One of my favorite things to do is sit down with a book by one of my favorite authors. Well, in this case I’m sitting down with a favorite author going by a different name. I’ve written before about Conrad Allen’s Dillman Series, starring ship-based detective George Porter Dillman in the early 1900s. Well, Conrad Allen and Edward Marston happen to be the same person (both being pseudonyms for Keith Miles), so I decided to read the first in Marston’s Railway Detective Series, named, fittingly enough, The Railway Detective.
Though I’ve read most of Marston’s books under the name Conrad Allen, The Railway Detective is the first book I’ve read under the Marston name. However, with my experience of Allen’s Dillman series, I felt confident that I was in for an interesting mystery set in an unusual physical setting during an interesting time period – in this case, a railway-themed mystery in Victorian-era England.
Well, suffice to say I wasn’t disappointed! As always, Marston manages to portray an interesting period of time, in this case the Victorian era, as well as the transportation technology that most well-defined it >>> here, steam-driven locomotives.
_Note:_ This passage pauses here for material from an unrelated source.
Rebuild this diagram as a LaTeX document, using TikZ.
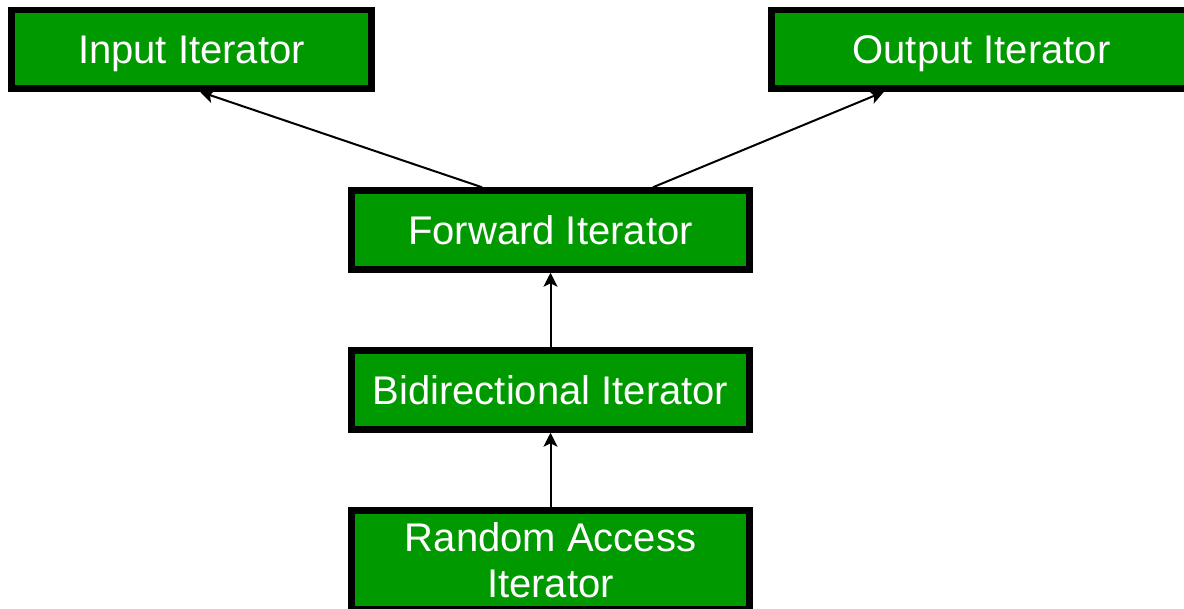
\documentclass[tikz,border=0pt]{standalone}
\usepackage{fontspec}
\setmainfont{Liberation Sans}
\usetikzlibrary{arrows.meta}
\definecolor{boxgreen}{RGB}{0,153,0}
\tikzset{
  itbox/.style={draw=black, line width=6.5pt, fill=boxgreen, text=white,
    inner sep=0pt, font=\fontsize{40}{46}\selectfont,
    text height=28.6pt, text depth=0pt},
  arr/.style={line width=2pt, draw=black,
    -{Stealth[length=14pt, width=14pt, inset=3.5pt]}}
}
\begin{document}
\begin{tikzpicture}[x=1pt, y=-1pt]
\useasboundingbox (0,0) rectangle (1184,609);
\clip (0,0) rectangle (1184,609);
\node[itbox, minimum width=360pt, minimum height=78.5pt] (in) at (191.5,49.25) {Input Iterator};
\node[itbox, minimum width=420pt, minimum height=78.5pt] (out) at (981.5,49.25) {Output Iterator};
\node[itbox, minimum width=398pt, minimum height=79pt] (fwd) at (550.5,230) {Forward Iterator};
\node[itbox, minimum width=398pt, minimum height=79pt] (bid) at (550.5,390) {Bidirectional Iterator};
\node[itbox, minimum width=398pt, minimum height=99pt, align=center, text height=74.6pt, text depth=0pt] (rnd) at (550.5,560) {Random Access\\Iterator};
\draw[arr] ([xshift=-68.5pt]fwd.north) -- ([xshift=8.5pt]in.south);
\draw[arr] ([xshift=102.5pt]fwd.north) -- ([xshift=-97.5pt]out.south);
\draw[arr] (bid.north) -- (fwd.south);
\draw[arr] (rnd.north) -- (bid.south);
\end{tikzpicture}
\end{document}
I’ve got the series tagged as reportedly not Cozy on the appropriate pages of the list – for now I’m going to leave it since Detective Colbeck is an actual police detective, while most Cozy protagonists are amateurs, but I would definitely say that from what I have read so far, the Railway Detective Mystery Series seems well-suited for most Cozy Mystery fans, especially those interested in the Victorian era or train travel.